Paetongtarn Shinawatra élu Premier ministre par les législateurs, la dynastie divisée du royaume revient au pouvoir
À 37 ans, elle devient la plus jeune cheffe de gouvernement qu’ait connu la Thaïlande depuis la fin de la monarchie absolue en 1932. Paetongtarn Shinawatra, héritière de la dynastie politique la plus puissante de Thaïlande, est devenue vendredi 16 août Première ministre. Fille du milliardaire Thaksin Shinawatra, Paetongtarn était l’unique candidate de la coalition majoritaire menée par son parti, le Pheu Thai, lors du vote des députés pour choisir le chef du gouvernement.
Surnommée « Ung Ing », elle est le troisième dirigeant thaïlandais à porter le nom de Shinawatra, après son père Thaksin (2001-2006) et sa tante Yingluck (2011-2014), tous deux renversés par un coup d’État.
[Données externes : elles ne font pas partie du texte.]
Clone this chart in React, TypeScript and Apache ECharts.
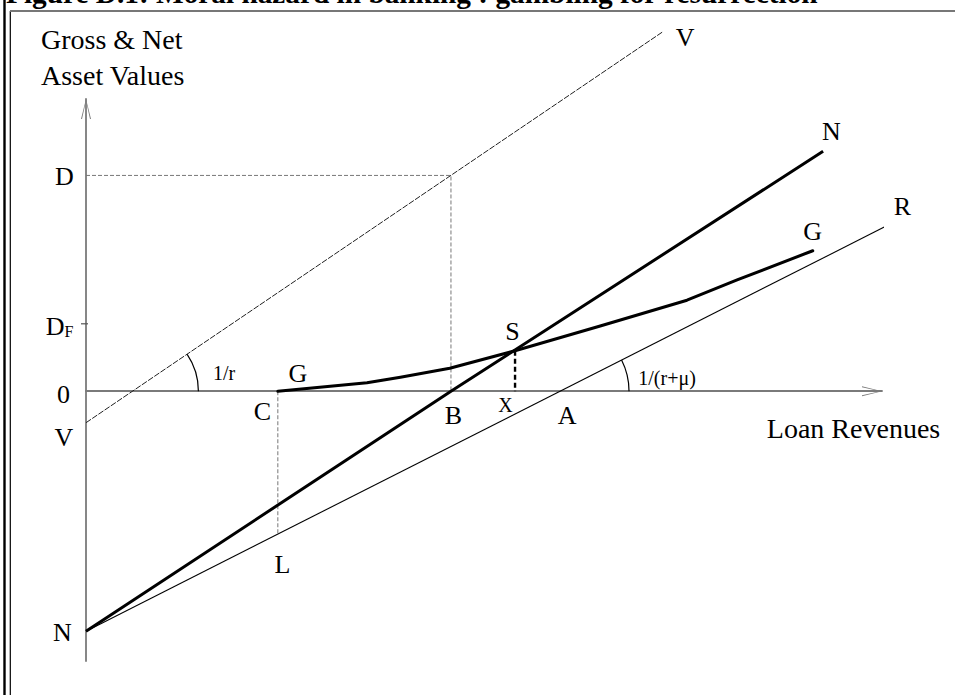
import React, { useEffect, useRef } from 'react';
import * as echarts from 'echarts';

// ---------- texts ----------
const TITLE = 'Figure D.1: Moral hazard in banking : gambling for resurrection';
const Y_AXIS_TITLE = ['Gross & Net', 'Asset Values'];
const X_AXIS_TITLE = 'Loan Revenues';

// ---------- key values (arbitrary units) ----------
const D_LEVEL = 38.4;      // D
const DF_LEVEL = 12;       // D_F
const V_INTERCEPT = -5.6;  // V on the vertical axis
const N_INTERCEPT = -42.7; // N on the vertical axis
const C_X = 24.1;          // C
const B_X = 45.85;         // B
const S_X = 53.9;          // S / X
const S_Y = 7.2;
const A_X = 59.55;         // A
const V_ZERO_X = 5.83;     // where V crosses the revenue axis
const L_Y = -25.4;         // L

// ---------- lines ----------
const lineV = [[0, V_INTERCEPT], [72.5, 64]];
const lineR = [[0, N_INTERCEPT], [102.5, 30.8]];
const lineN = [[0, N_INTERCEPT], [B_X, 0], [92.6, 42.7]];
const curveG = [
  [24.1, 0], [35.3, 1.5], [39.5, 2.5], [45.7, 4.1], [53.9, 7.2],
  [64.6, 11.6], [75.5, 16.2], [81.8, 19.8], [91.3, 25.0],
];
const guideD = [[0, D_LEVEL], [B_X, D_LEVEL], [B_X, 0]];
const guideC = [[C_X, 0], [C_X, L_Y]];
const guideX = [[S_X, S_Y], [S_X, 0]];

// angle arcs: [centre x, centre y, point-on-line x, point-on-line y]
const angleArcs = [
  [V_ZERO_X, 0, 72.5, 64],
  [A_X, 0, 102.5, 30.8],
];

// ---------- annotations: text, anchor point ----------
const annotations: { text: string; at: number[] }[] = [
  { text: 'D', at: [0, D_LEVEL] },
  { text: '{d|D}{f|F}', at: [0, DF_LEVEL] },
  { text: '0', at: [0, 0] },
  { text: 'V', at: [0, V_INTERCEPT] },
  { text: 'N', at: [0, N_INTERCEPT] },
  { text: 'G', at: [C_X, 0] },
  { text: 'C', at: [C_X, 0] },
  { text: 'B', at: [B_X, 0] },
  { text: 'X', at: [S_X, 0] },
  { text: 'A', at: [A_X, 0] },
  { text: 'S', at: [S_X, S_Y] },
  { text: 'L', at: [C_X, L_Y] },
  { text: 'N', at: [92.6, 42.7] },
  { text: 'G', at: [91.3, 25.0] },
  { text: 'R', at: [102.5, 30.8] },
  { text: 'V', at: [72.5, 64] },
  { text: '1/r', at: [V_ZERO_X, 0] },
  { text: '1/(r+μ)', at: [A_X, 0] },
];

// layout of the annotation texts (pixel offsets / font sizes)
const LABEL_OFFSETS = [
  [-21.5, 1], [-26.5, 2.7], [-22.5, 2.8], [-22, 14.8], [-23.5, 1.3],
  [20, -17.7], [-15.3, 19.8], [2.5, 23.8], [-9.5, 13.8], [7, 24.3],
  [-2.5, -19.3], [4.7, 30.5], [8.4, -19.8], [0, -19.7], [0.6, -11.6],
  [22, 6.4], [91.6, -18.7], [107, -13.2],
];
const LABEL_SIZES = [26, 26, 26, 26, 26, 26, 26, 26, 20, 26, 26, 26, 26, 26, 26, 26, 20, 20];
const ARC_RADII = [66, 69];

const FONT = 'Liberation Serif';
const AXIS_COLOR = '#7a7a7a';
const ARROW = 'path://M5,0 L10,20 L9,20 L5,2 L1,20 L0,20 Z';

export default function App() {
  const ref = useRef<HTMLDivElement>(null);

  useEffect(() => {
    if (!ref.current) return;
    const chart = echarts.init(ref.current, null, { renderer: 'svg' });

    const lineSeries = (data: number[][], style: any, z = 2) => ({
      type: 'line',
      data,
      symbol: 'none',
      clip: false,
      silent: true,
      z,
      lineStyle: style,
    });

    chart.setOption({
      animation: false,
      backgroundColor: '#ffffff',
      textStyle: { fontFamily: FONT },
      grid: { left: 86, right: 73, top: 99, bottom: 34, containLabel: false, outerBoundsMode: 'none' },
      xAxis: {
        type: 'value',
        min: 0,
        max: 100,
        axisLine: {
          show: true,
          onZero: true,
          lineStyle: { color: AXIS_COLOR, width: 1.8 },
          symbol: ['none', ARROW],
          symbolSize: [10, 20],
          symbolOffset: [0, -10],
        },
        axisTick: { show: false },
        axisLabel: { show: false },
        splitLine: { show: false },
      },
      yAxis: {
        type: 'value',
        min: -48,
        max: 52,
        axisLine: {
          show: true,
          lineStyle: { color: AXIS_COLOR, width: 1.8 },
          symbol: ['none', ARROW],
          symbolSize: [10, 20],
          symbolOffset: [0, -10],
        },
        axisTick: { show: false },
        axisLabel: { show: false },
        splitLine: { show: false },
      },
      graphic: [
        { type: 'line', shape: { x1: 4.5, y1: 0, x2: 4.5, y2: 695 }, style: { stroke: '#000', lineWidth: 2.4 } },
        { type: 'line', shape: { x1: 10.3, y1: 11, x2: 10.3, y2: 695 }, style: { stroke: '#000', lineWidth: 1.2 } },
        { type: 'line', shape: { x1: 10, y1: 11, x2: 955, y2: 11 }, style: { stroke: '#777', lineWidth: 2 } },
        {
          type: 'text', x: 6, y: -7,
          style: { text: TITLE, font: `bold 29.3px "${FONT}"`, fill: '#000', verticalAlign: 'middle' },
        },
        {
          type: 'text', x: 41, y: 39,
          style: { text: Y_AXIS_TITLE[0], font: `28px "${FONT}"`, fill: '#000', verticalAlign: 'middle' },
        },
        {
          type: 'text', x: 41, y: 75,
          style: { text: Y_AXIS_TITLE[1], font: `28px "${FONT}"`, fill: '#000', verticalAlign: 'middle' },
        },
        {
          type: 'text', x: 853.5, y: 428,
          style: { text: X_AXIS_TITLE, font: `28px "${FONT}"`, fill: '#000', align: 'center', verticalAlign: 'middle' },
        },
      ],
      series: [
        lineSeries(lineV, { color: '#222', width: 1, type: [6, 1.5] }),
        lineSeries(lineR, { color: '#000', width: 1.1 }),
        lineSeries(guideD, { color: '#777', width: 1, type: [4, 2] }),
        lineSeries(guideC, { color: '#777', width: 1, type: [4, 2] }),
        lineSeries(guideX, { color: '#000', width: 2.4, type: [5, 3] }),
        lineSeries(lineN, { color: '#000', width: 3 }, 3),
        lineSeries(curveG, { color: '#000', width: 3, cap: 'round', join: 'round' }, 3),
        {
          type: 'custom',
          coordinateSystem: 'cartesian2d',
          silent: true,
          clip: false,
          data: angleArcs,
          renderItem: (params: any, api: any) => {
            const c = api.coord([api.value(0), api.value(1)]);
            const p = api.coord([api.value(2), api.value(3)]);
            const ang = Math.atan2(c[1] - p[1], p[0] - c[0]);
            return {
              type: 'arc',
              shape: { cx: c[0], cy: c[1], r: ARC_RADII[params.dataIndex], startAngle: -ang, endAngle: 0, clockwise: true },
              style: { stroke: '#000', fill: 'none', lineWidth: 1.2 },
            };
          },
        },
        {
          type: 'custom',
          coordinateSystem: 'cartesian2d',
          silent: true,
          clip: false,
          data: [[0, DF_LEVEL]],
          renderItem: (params: any, api: any) => {
            const c = api.coord([api.value(0), api.value(1)]);
            return {
              type: 'line',
              shape: { x1: c[0] - 5, y1: c[1], x2: c[0] + 2, y2: c[1] },
              style: { stroke: '#555', lineWidth: 1.2 },
            };
          },
        },
        {
          type: 'scatter',
          silent: true,
          clip: false,
          symbolSize: 1,
          itemStyle: { color: 'rgba(0,0,0,0)' },
          z: 5,
          data: annotations.map((a, i) => ({
            value: a.at,
            label: {
              show: true,
              position: 'inside',
              formatter: a.text,
              offset: LABEL_OFFSETS[i],
              fontSize: LABEL_SIZES[i],
              fontFamily: FONT,
              color: '#000',
              opacity: 1,
              rich: {
                d: { fontSize: 26, fontFamily: FONT, color: '#000' },
                f: { fontSize: 16, fontFamily: FONT, color: '#000', verticalAlign: 'bottom' },
              },
            },
          })),
        },
      ],
    });

    return () => chart.dispose();
  }, []);

  return (
    <div
      ref={ref}
      style={{ position: 'absolute', left: 0, top: 0, width: 955, height: 695, background: '#fff' }}
    />
  );
}
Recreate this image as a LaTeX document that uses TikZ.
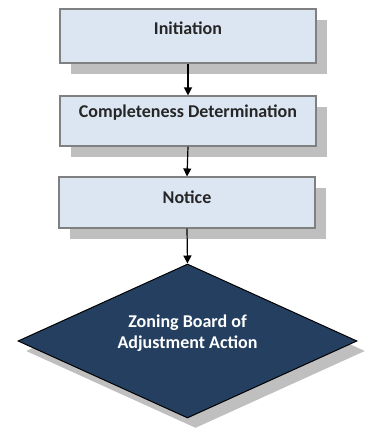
\documentclass[tikz,border=0pt]{standalone}
\usepackage{fontspec}
\setmainfont{Carlito}
\usetikzlibrary{shapes.geometric,shadows,arrows.meta}
\definecolor{boxfill}{HTML}{DCE6F2}
\definecolor{boxline}{HTML}{808080}
\definecolor{shadowgray}{HTML}{BFBFBF}
\definecolor{navy}{HTML}{243F60}
\tikzset{
  stepbox/.style={draw=boxline, line width=1.1pt, fill=boxfill, minimum width=256pt, inner sep=0pt,
    drop shadow={shadow xshift=11pt, shadow yshift=-11pt, fill=shadowgray, opacity=1}},
  boxtext/.style={font=\bfseries\fontsize{18}{20}\selectfont, text=black!85, inner sep=0pt},
  decision/.style={diamond, draw=black, line width=1pt, fill=navy, minimum width=339pt, minimum height=154pt, inner sep=0pt,
    drop shadow={shadow xshift=8pt, shadow yshift=-10pt, fill=shadowgray, opacity=1}},
  dectext/.style={font=\bfseries\fontsize{18}{21}\selectfont, text=white, align=center, inner sep=0pt},
  flow/.style={line width=1.2pt, -{Triangle[length=8pt,width=8pt]}}
}
\begin{document}
\begin{tikzpicture}[x=1pt,y=1pt]
\useasboundingbox (0,0) rectangle (365,439);
\node[stepbox, minimum height=54pt] (b1) at (188,403) {};
\node[boxtext] (t1) at (188,411) {Initiation};
\node[stepbox, minimum height=50pt] (b2) at (188,318) {};
\node[boxtext] (t2) at (188,326) {Completeness Determination};
\node[stepbox, minimum height=51pt] (b3) at (187,236.5) {};
\node[boxtext] (t3) at (187,242) {Notice};
\node[decision] (d) at (187.5,98) {};
\node[dectext] (td) at (187.5,106) {Zoning Board of\\Adjustment Action};
\draw[flow] (b1.south) -- (b2.north);
\draw[flow] (b2.south) -- (b3.north);
\draw[flow] (b3.south) -- (d.north);
\end{tikzpicture}
\end{document}
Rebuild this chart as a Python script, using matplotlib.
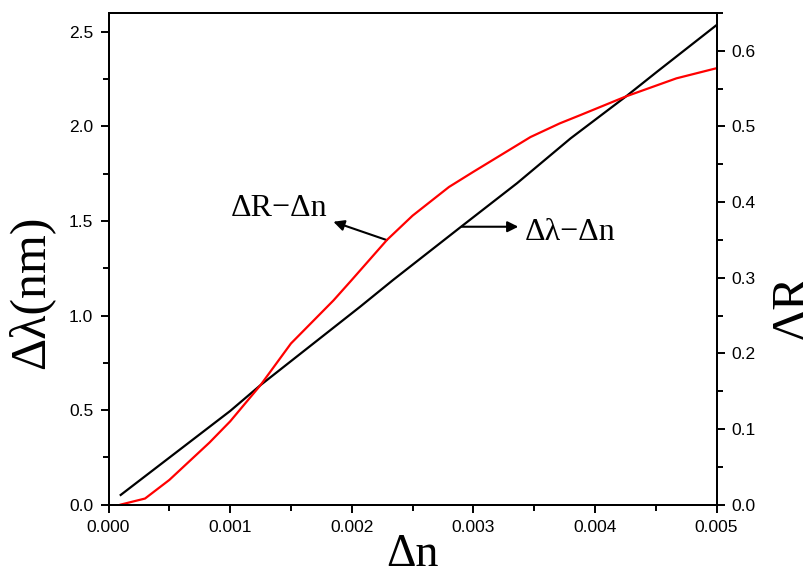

Les Shinawatra sont indissociables des tensions qui fragmentent le royaume depuis plus de vingt ans, entre une vieille garde monarchiste protégée par l’armée et des électeurs avides de changement. Paetongtarn Shinawatra bat cependant un record de précocité en Thaïlande où, depuis l’instauration de la monarchie constitutionnelle, la politique reste l’apanage de figures masculines et vieillissantes.
Le prochain gouvernement, qui n’entrera en fonction qu’après l’approbation formelle du roi, devra diriger un royaume à l’arrêt, sur fond de divisions tenaces et de croissance stagnante. Le 7 août, la Cour constitutionnelle a dissous le principal parti d’opposition, avant de limoger l’ancien Premier ministre Srettha Thavisin le 14 août, allant à l’encontre de la volonté de changement exprimée par une majorité de Thaïlandais dans les urnes, selon le camp démocrate.
Coalition pro-armée
Paetongtarn Shinawatra bénéficie du soutien de la coalition majoritaire sortante, dominée par le Pheu Thai sous l’influence de son père. Ultra-populaire dans les années 2000, Thaksin, ancien policier ayant fait fortune dans les télécommunications, a longtemps été la bête noire des généraux, qui détestaient son style, jugé populiste et profiteur.
Le milliardaire de 75 ans, dont le bilan a été entaché par la répression violente dans le Sud musulman et sa guerre contre la drogue, a repris un rôle central depuis son retour en Thaïlande l’année dernière après 15 ans d’exil volontaire pour échapper à des condamnations qu’il contestait.
« En tant que père et en tant qu’ancien Premier ministre expérimenté, il me donne des conseils. »Paetongtarn Shinawatra l’a déclaré jeudi. Longtemps discrète, sa fille a été mise sous les feux des projecteurs au moment des législatives de 2023 – mais sans pour autant conduire le parti vers le raz-de-marée électoral promis dans les sondages.
N’ayant pas réussi à obtenir suffisamment de sièges, le Pheu Thai a été contraint de s’allier à des partis pro-armée, ses anciens rivaux, trahissant ainsi une promesse de campagne. Jusqu’à la destitution de Srettha Thavisin, Mmoi Shinawatra a été chargé de promouvoir le soft power au sein d’un comité gouvernemental, tout en dirigeant le parti.
Dans la lignée de son prédécesseur
Sur les réseaux sociaux, elle continue de partager son style de vie somptueux et ses moments en famille avec ses deux enfants et son mari, à la plage, au tennis ou à l’étranger. Le profil de Paetongtarn Shinawatra pourrait plaire aux jeunes générations, qui ont appelé à une refonte majeure du système lors des grandes manifestations de 2020 et 2021. La candidate a déclaré jeudi qu’elle suivait les traces de son prédécesseur, qui avait donné la priorité au tourisme et aux investissements étrangers pour relancer une croissance stagnante.
La Cour constitutionnelle a destitué Srettha Thavisin pour avoir violé les règles d’éthique constitutionnelle en nommant ministre un avocat emprisonné. Une semaine plus tôt, les mêmes juges avaient dissous le principal parti d’opposition, Move Forward, qui détient le plus grand nombre de sièges à l’Assemblée.
Le parti, porte-étendard du mouvement démocratique, a confirmé sa renaissance sous la bannière du Parti du peuple. Il n’a pas pu présenter de candidat vendredi, le seul éligible, Pita Limjaroenrat, ayant été exclu de la vie politique par décision de la Cour constitutionnelle.